Hanneke ter Horst on Plants & Pigments

This conversation with Hanneke describes beautifully the pull that certain materials can have on people

What materials can be found in your studio?

In my studio different materials are spread out on the floor and the table and I have cupboards filled with things that I use or that I might need one day. Now I mainly work with different kinds of leather, transparent and opaque white plastic tablecloth, cotton fabrics, wool and plant materials for dyeing and making pigments, earth pigments, but also wood, beeswax and sewing patterns. For the dyeing process I work with ingredients like metallic salts (mordant) and ph-modifiers. Since childhood I have an interest for materials and colours. I am attracted to textiles made of natural fibres and preferably hand woven, but I also use wool from the sheep and I also like the patterns on simple wooden plates. Besides textiles I have an attraction to old glass and ceramics. The imperfection and irregularities in the colours and on the surface are very attractive for me and I can’t resist collecting them. Materials are not just here; they derive their reality from the beings that live with them. They show traces of what happened to them and how they have been made.

Where do the materials for your pigments come from and how is this an important part of the concept?

For making dye or pigments for my work I only use plants. I also use earth pigments, but these I can’t make myself. The beauty of plant dye and pigments is that the colours are deeper and livelier than the synthetic pigments. Synthetic pigments are designed to be always even and exactly the same. With plant colours the outcome is not fixed. Making plant extract is a reaction process of the plant's colour with the environment. The acidity, oxidation with air and the degree of UV light, but also the amount of water or sunlight that the plant has had, all influence the colour. When you paint with plant extract it may seem very light at first, but if you wait a while you will see the colour intensify and change, even the days later. One plant gives a wide colour palette, but many colours are not colourfast. Just as in nature nothing is fixed, most plant colours will completely change or soften, gray and fade over time. Making colours with plants is a journey of discovery with every time a different outcome. I consider this unpredictability of plant colours a beautiful gift.

Before the invention of synthetic colours there was a big industry in Holland and Europe of madder, reseda luteola and woad (red, yellow and blue) for dyeing colours. This industry has disappeared long ago. In order to make your more or less colourfast pigments you can grow these plants yourself. I try to grow them in my own garden, but the harvest is not sufficient for the amount needed for making plant dye and pigments. The plants that I use for colour extracts and pigments come from nearby as well as far away. I use tropical wood, but also blackberry leaves that grow near my house. It is depending on the availability and the effectiveness. Plastic cannot be dyed with all plants. I work with everything that I can find in my direct surroundings, be it a shop, the internet, my garden or somewhere else.

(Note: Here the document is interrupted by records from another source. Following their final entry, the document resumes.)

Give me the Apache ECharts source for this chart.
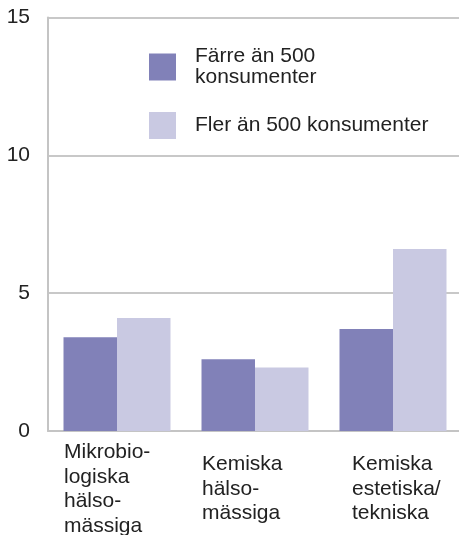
<!DOCTYPE html>
<html>
<head>
<meta charset="utf-8">
<script src="https://cdn.jsdelivr.net/npm/echarts@6/dist/echarts.min.js"></script>
<style>
html,body{margin:0;padding:0;background:#fff;}
#chart{width:459px;height:535px;}
</style>
</head>
<body>
<div id="chart"></div>
<script>
const categories = ['Mikrobio-\nlogiska\nhälso-\nmässiga', 'Kemiska\nhälso-\nmässiga', 'Kemiska\nestetiska/\ntekniska'];
const labelShift = [-53, -53, -41];
const seriesNames = ['Färre än 500\nkonsumenter', 'Fler än 500 konsumenter'];
const fewerValues = [3.4, 2.6, 3.7];
const moreValues = [4.1, 2.3, 6.6];
const yTicks = [0, 5, 10, 15];

const FONT = '"Liberation Sans", Arial, sans-serif';
const chart = echarts.init(document.getElementById('chart'), null, {renderer: 'canvas'});
chart.setOption({
  animation: false,
  backgroundColor: '#fff',
  grid: {left: 48, top: 17.5, right: -3, bottom: 104, containLabel: false, outerBoundsMode: 'none'},
  legend: {
    orient: 'vertical',
    left: 144,
    top: 40,
    itemWidth: 27,
    itemHeight: 27,
    itemGap: 23,
    icon: 'rect',
    data: seriesNames,
    textStyle: {fontFamily: FONT, fontSize: 21, color: '#222', lineHeight: 21, padding: [2, 0, 0, 14]}
  },
  xAxis: {
    type: 'category',
    data: categories.map((c, i) => ({value: c, textStyle: {align: 'left', verticalAlign: 'middle', padding: [0, 0, 0, labelShift[i]]}})),
    axisLine: {show: true, lineStyle: {color: '#c4c4c4', width: 2}},
    axisTick: {show: false},
    axisLabel: {
      interval: 0,
      align: 'left',
      verticalAlign: 'middle',
      margin: 58,
      fontFamily: FONT,
      fontSize: 21,
      lineHeight: 24.5,
      color: '#222'
    }
  },
  yAxis: {
    type: 'value',
    min: yTicks[0],
    max: yTicks[yTicks.length - 1],
    interval: 5,
    axisLine: {show: true, lineStyle: {color: '#c4c4c4', width: 2}},
    axisTick: {show: false},
    splitLine: {show: true, lineStyle: {color: '#c8c8c8', width: 2}},
    axisLabel: {margin: 18, fontFamily: FONT, fontSize: 21, color: '#222'}
  },
  series: [
    {name: seriesNames[0], type: 'bar', data: fewerValues, barWidth: 53.5, barGap: 0, itemStyle: {color: '#8181b8'}},
    {name: seriesNames[1], type: 'bar', data: moreValues, barWidth: 53.5, barGap: 0, itemStyle: {color: '#c9c9e2'}}
  ]
});
</script>
</body>
</html>
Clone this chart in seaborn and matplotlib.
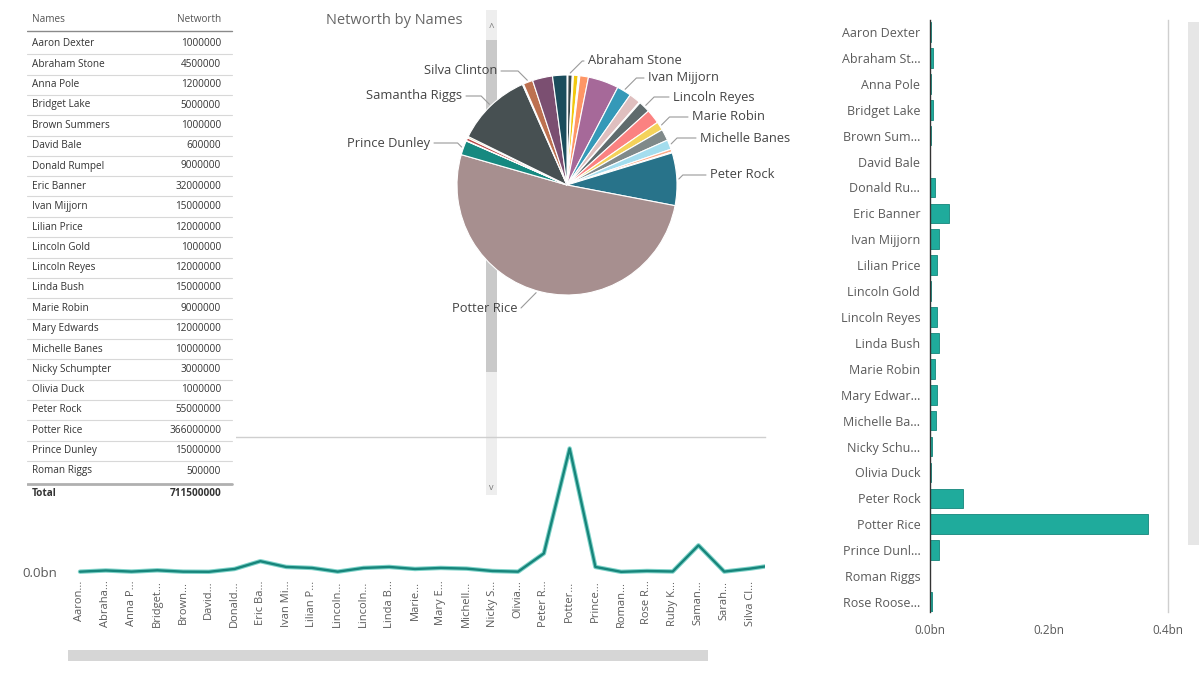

When did you learn to make pigments?

I learned to make pigments not so long ago. I started doing this after the art academy. Within the predominantly conceptual and discursive context of the art academy I wasn’t encouraged to explore more on materials and colours. After graduation I continued my experimentations and research on dyeing and learnt how to make pigments. I got interested in how to use the colour extracts in different ways. Plant dye is a solution of colour and pigments have body, they are particles. This triggered me and now I am still in the process of getting to know the material and finding different ways to work with it.

Please can you tell me more about the process of making your sculptures?

I need chaos to start working, so materials are scattered in my studio. In that way I can immerse myself in a world of possibilities. There are no real rules to it. At the start of the process I have no fixed idea of what the outcome will be. Making work originates in movement; I use my hands and the rest of my body to work with the materials. I escape from my head and it puts me in a state of mind unhindered by knowledge. I touch the material, I look at it, I cut it in a shape, I paint it, I move it around and I cook and sew it. These movements make me aware of the sensations of my body and my surroundings. I consider it as looking at the world with my whole body. It is about being moved and reacting to it. Through my actions I can connect with my environment and resonate with the properties of the material. By entering a relationship with the material I can give meaning to it.

Why tablecloths?

It was a kind of coincidence that I found it. I was in a Turkish shop, not far from where I live, that sells kitchenware and furniture. They were also selling several versions of thin and thick plastic tablecloth. My eye fell on it. At first I mainly used the thin version, but it didn’t work really well because it doesn’t have enough body. I like that I can get in a transparent and opaque version. To use both is important for me. The material has interesting characteristics; it is hard and soft, sharp and round. It is like a screen, it protects, it is clean, efficient and a second skin for the table. The surface is slick, smooth, shiny and always even. In a way it is very attractive, but at the same time it is impenetrable and unattainable.